DeepPose: Human Pose Estimation via Deep Neural Networks
Alexander Toshev, Christian Szegedy
TL;DR
DeepPose reframes human pose estimation as a regression problem solved by a convolutional neural network and compounds it with a cascade of refiners to achieve high-precision joint localization. By regressing from the full image and subsequently focusing on higher-resolution sub-images, the method captures global context while enabling fine-grained refinement. The approach achieves state-of-the-art or better results on FLIC and LSP and demonstrates strong cross-dataset generalization to related datasets, highlighting robust pose representations learned by a generic CNN. This work demonstrates that end-to-end DNN-based pose estimation can rival traditional part-based models while offering simplicity and scalability, with cascade refinement enhancing precision where it matters most.
Abstract
We propose a method for human pose estimation based on Deep Neural Networks (DNNs).
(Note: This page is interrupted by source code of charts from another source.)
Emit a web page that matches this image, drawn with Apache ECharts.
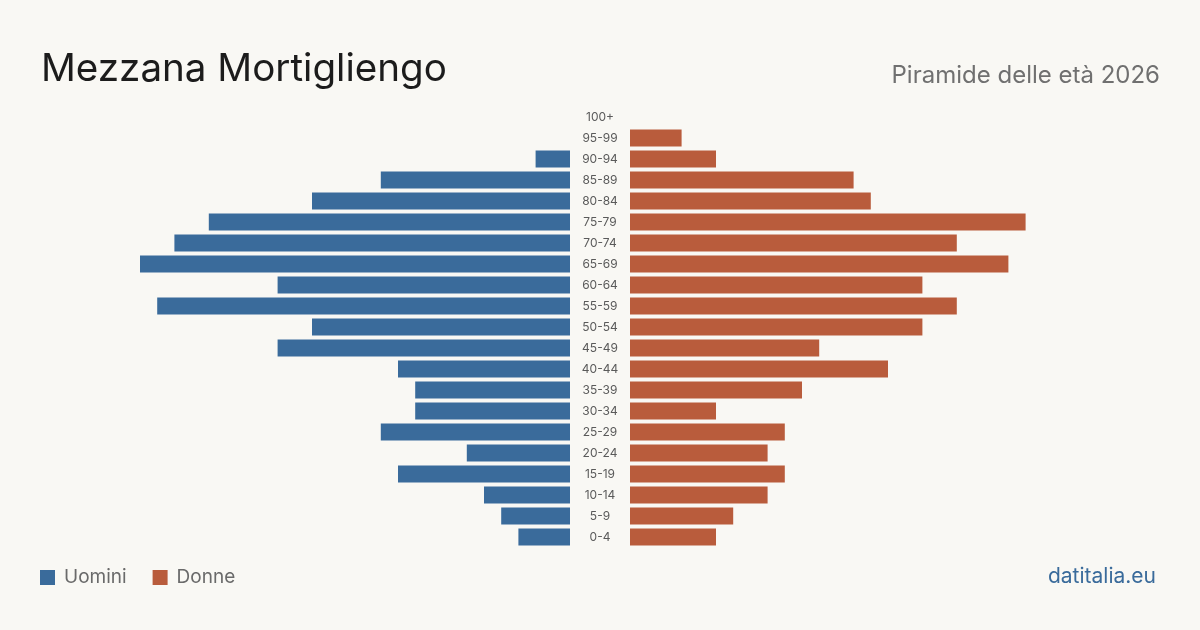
<!DOCTYPE html>
<html>
<head>
<meta charset="utf-8">
<script src="https://cdn.jsdelivr.net/npm/echarts@6/dist/echarts.min.js"></script>
<style>
  html, body { margin: 0; padding: 0; background: #f9f8f4; }
  #chart { width: 1200px; height: 630px; }
</style>
</head>
<body>
<div id="chart"></div>
<script>
(function () {
    'use strict';

    var ageGroups = ['0-4', '5-9', '10-14', '15-19', '20-24', '25-29', '30-34', '35-39', '40-44', '45-49',
        '50-54', '55-59', '60-64', '65-69', '70-74', '75-79', '80-84', '85-89', '90-94', '95-99', '100+'];
    var uomini = [3, 4, 5, 10, 6, 11, 9, 9, 10, 17, 15, 24, 17, 25, 23, 21, 15, 11, 2, 0, 0];
    var donne = [5, 6, 8, 9, 8, 9, 5, 10, 15, 11, 17, 19, 17, 22, 19, 23, 14, 13, 5, 3, 0];

    var BLUE = '#3a6b9b';
    var ORANGE = '#b95c3c';
    var FONT = 'Inter, "Noto Sans", sans-serif';

    var myChart = echarts.init(document.getElementById('chart'));

    var option = {
        backgroundColor: '#f9f8f4',
        animation: false,
        textStyle: { fontFamily: FONT },
        title: [
            {
                text: 'Mezzana Mortigliengo',
                left: 36, top: 45,
                textStyle: { fontFamily: FONT, fontSize: 38.6, fontWeight: 'normal', color: '#1c1c1c' }
            },
            {
                text: 'Piramide delle età 2026',
                right: 35, top: 59,
                textStyle: { fontFamily: FONT, fontSize: 24, fontWeight: 'normal', color: '#707070' }
            },
            {
                text: 'datitalia.eu',
                right: 39, top: 561,
                textStyle: { fontFamily: FONT, fontSize: 21, fontWeight: 'normal', color: '#3a6b9b' }
            }
        ],
        legend: {
            left: 40, top: 568, padding: 0,
            itemWidth: 15, itemHeight: 15, itemGap: 26,
            icon: 'rect',
            textStyle: { fontFamily: FONT, fontSize: 19, color: '#6a6a6a', padding: [0, 0, 0, 4] },
            data: ['Uomini', 'Donne']
        },
        grid: [
            { left: 140, width: 430, top: 106.5, height: 441 },
            { left: 630, width: 430, top: 106.5, height: 441 }
        ],
        xAxis: [
            { gridIndex: 0, type: 'value', min: 0, max: 25, inverse: true, show: false },
            { gridIndex: 1, type: 'value', min: 0, max: 25, show: false }
        ],
        yAxis: [
            {
                gridIndex: 0, type: 'category', data: ageGroups, position: 'right',
                axisLine: { show: false }, axisTick: { show: false },
                axisLabel: {
                    margin: 30, align: 'center',
                    fontFamily: FONT, fontSize: 12, color: '#5a5a5a'
                }
            },
            {
                gridIndex: 1, type: 'category', data: ageGroups,
                axisLine: { show: false }, axisTick: { show: false }, axisLabel: { show: false }
            }
        ],
        series: [
            {
                name: 'Uomini', type: 'bar',
                xAxisIndex: 0, yAxisIndex: 0,
                barWidth: 17,
                itemStyle: { color: BLUE },
                data: uomini
            },
            {
                name: 'Donne', type: 'bar',
                xAxisIndex: 1, yAxisIndex: 1,
                barWidth: 17,
                itemStyle: { color: ORANGE },
                data: donne
            }
        ]
    };

    myChart.setOption(option);
})();
</script>
</body>
</html>
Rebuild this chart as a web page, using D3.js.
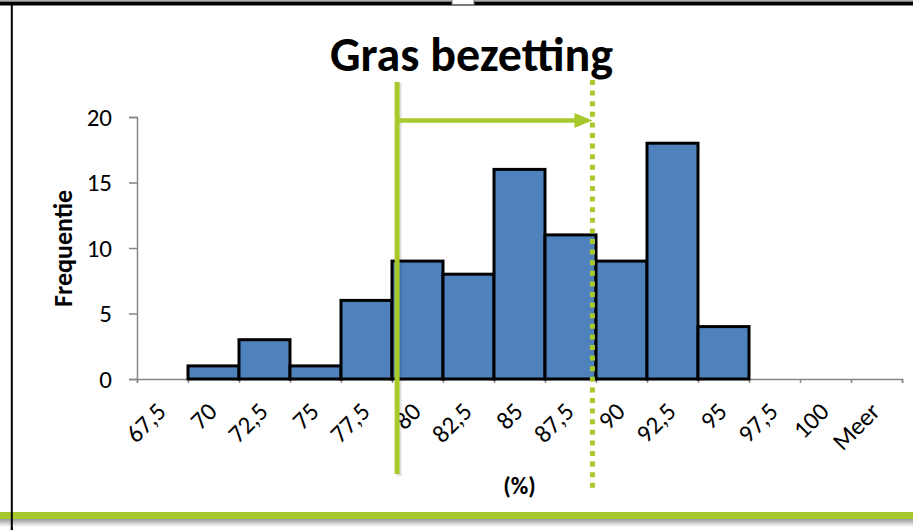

The pose estimation is formulated as a DNN-based regression problem towards body joints. We present a cascade of such DNN regressors which results in high precision pose estimates. The approach has the advantage of reasoning about pose in a holistic fashion and has a simple but yet powerful formulation which capitalizes on recent advances in Deep Learning. We present a detailed empirical analysis with state-of-art or better performance on four academic benchmarks of diverse real-world images.